→ What you should do:
Each line containing the word "Write" should be found and copied.

→ Supplied data:

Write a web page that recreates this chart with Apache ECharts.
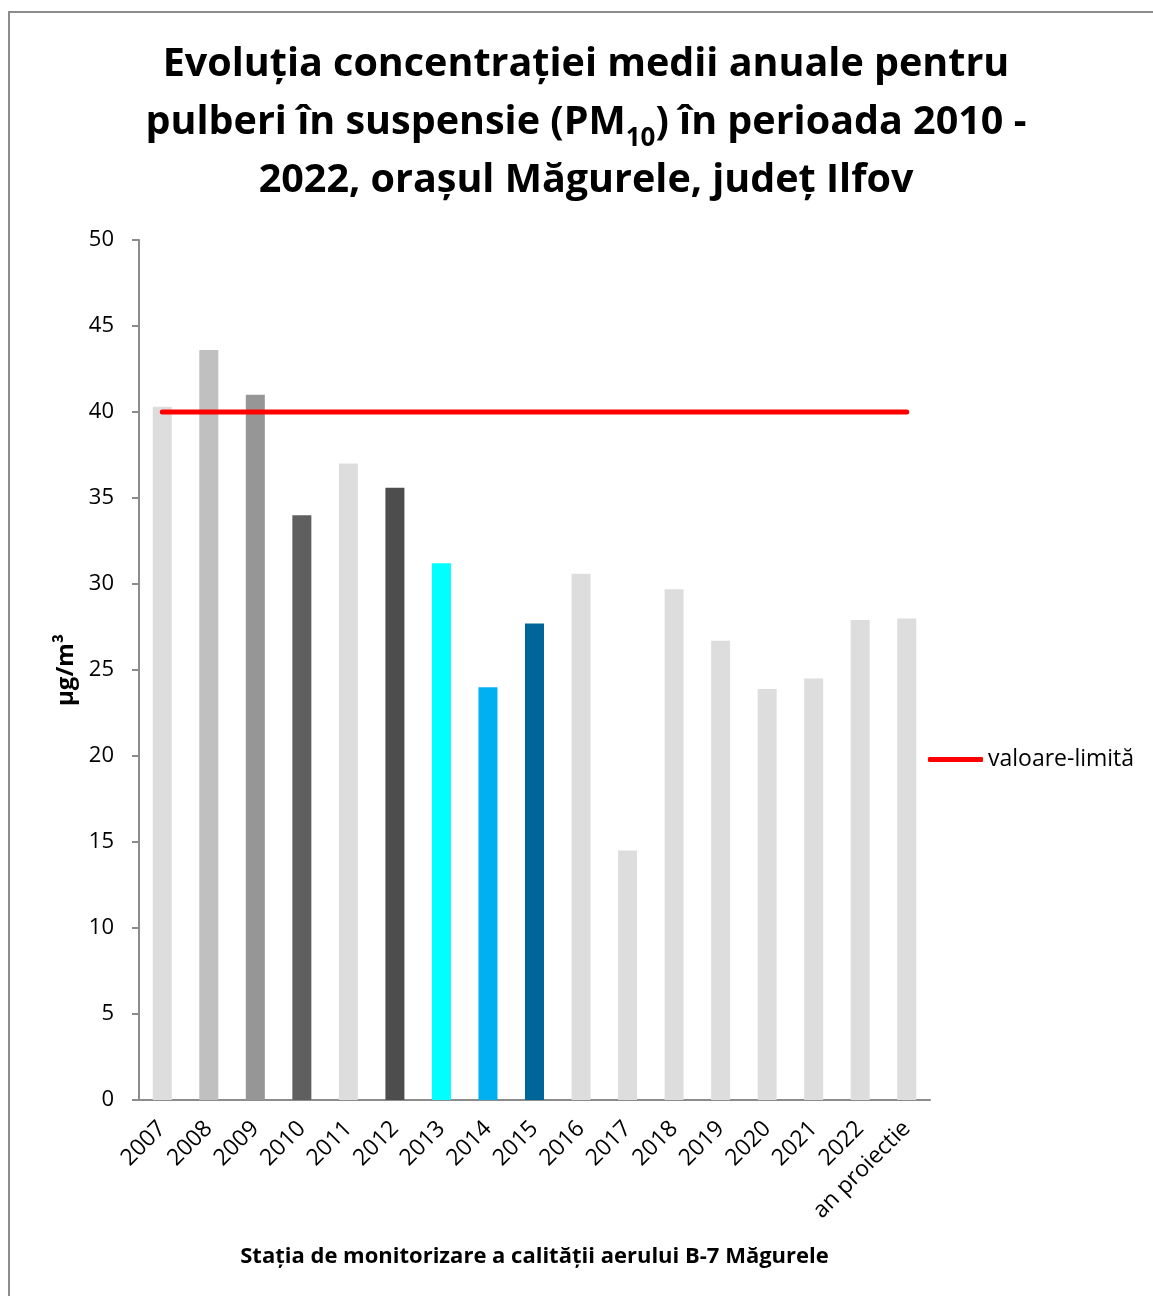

==

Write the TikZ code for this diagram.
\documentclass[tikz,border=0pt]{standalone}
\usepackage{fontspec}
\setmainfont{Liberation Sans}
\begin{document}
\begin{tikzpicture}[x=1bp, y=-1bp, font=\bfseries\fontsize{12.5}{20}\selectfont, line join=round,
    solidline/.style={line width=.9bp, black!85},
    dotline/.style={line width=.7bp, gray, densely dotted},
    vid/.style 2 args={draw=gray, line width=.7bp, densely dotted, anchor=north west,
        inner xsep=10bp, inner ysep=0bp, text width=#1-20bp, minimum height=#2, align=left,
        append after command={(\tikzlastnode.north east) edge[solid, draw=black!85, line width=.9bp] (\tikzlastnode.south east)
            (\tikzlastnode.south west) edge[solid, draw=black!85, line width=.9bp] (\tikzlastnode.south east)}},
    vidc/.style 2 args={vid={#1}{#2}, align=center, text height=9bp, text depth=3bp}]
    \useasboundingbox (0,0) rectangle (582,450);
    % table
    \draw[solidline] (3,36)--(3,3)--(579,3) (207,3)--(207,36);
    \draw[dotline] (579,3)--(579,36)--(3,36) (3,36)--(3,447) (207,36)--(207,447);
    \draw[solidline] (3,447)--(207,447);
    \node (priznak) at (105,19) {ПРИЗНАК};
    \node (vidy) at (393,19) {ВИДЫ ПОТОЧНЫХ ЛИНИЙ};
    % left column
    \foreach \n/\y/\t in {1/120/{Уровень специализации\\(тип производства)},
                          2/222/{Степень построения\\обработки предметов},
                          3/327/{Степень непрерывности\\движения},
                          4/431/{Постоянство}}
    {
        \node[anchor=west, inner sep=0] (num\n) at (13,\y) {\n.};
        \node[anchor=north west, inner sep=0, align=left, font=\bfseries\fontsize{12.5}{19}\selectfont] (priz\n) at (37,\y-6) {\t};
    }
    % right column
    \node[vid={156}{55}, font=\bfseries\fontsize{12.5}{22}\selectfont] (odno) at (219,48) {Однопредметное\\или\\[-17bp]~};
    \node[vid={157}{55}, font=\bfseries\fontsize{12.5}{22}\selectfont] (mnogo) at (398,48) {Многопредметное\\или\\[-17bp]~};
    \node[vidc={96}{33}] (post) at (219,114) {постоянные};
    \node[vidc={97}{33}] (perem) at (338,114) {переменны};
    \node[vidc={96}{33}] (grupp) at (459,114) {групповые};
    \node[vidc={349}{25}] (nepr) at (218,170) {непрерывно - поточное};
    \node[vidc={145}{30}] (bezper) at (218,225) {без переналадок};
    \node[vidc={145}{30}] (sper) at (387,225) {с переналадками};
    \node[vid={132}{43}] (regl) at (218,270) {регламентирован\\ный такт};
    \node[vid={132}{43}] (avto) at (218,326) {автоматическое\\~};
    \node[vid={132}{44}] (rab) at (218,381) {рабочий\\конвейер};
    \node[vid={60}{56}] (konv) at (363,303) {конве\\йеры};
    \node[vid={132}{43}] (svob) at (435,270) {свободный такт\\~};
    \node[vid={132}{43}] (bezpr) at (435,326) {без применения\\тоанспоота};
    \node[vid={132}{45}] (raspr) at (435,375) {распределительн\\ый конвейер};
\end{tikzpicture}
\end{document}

→ Finished task:
Write a web page that recreates this chart with Apache ECharts.
Write the TikZ code for this diagram.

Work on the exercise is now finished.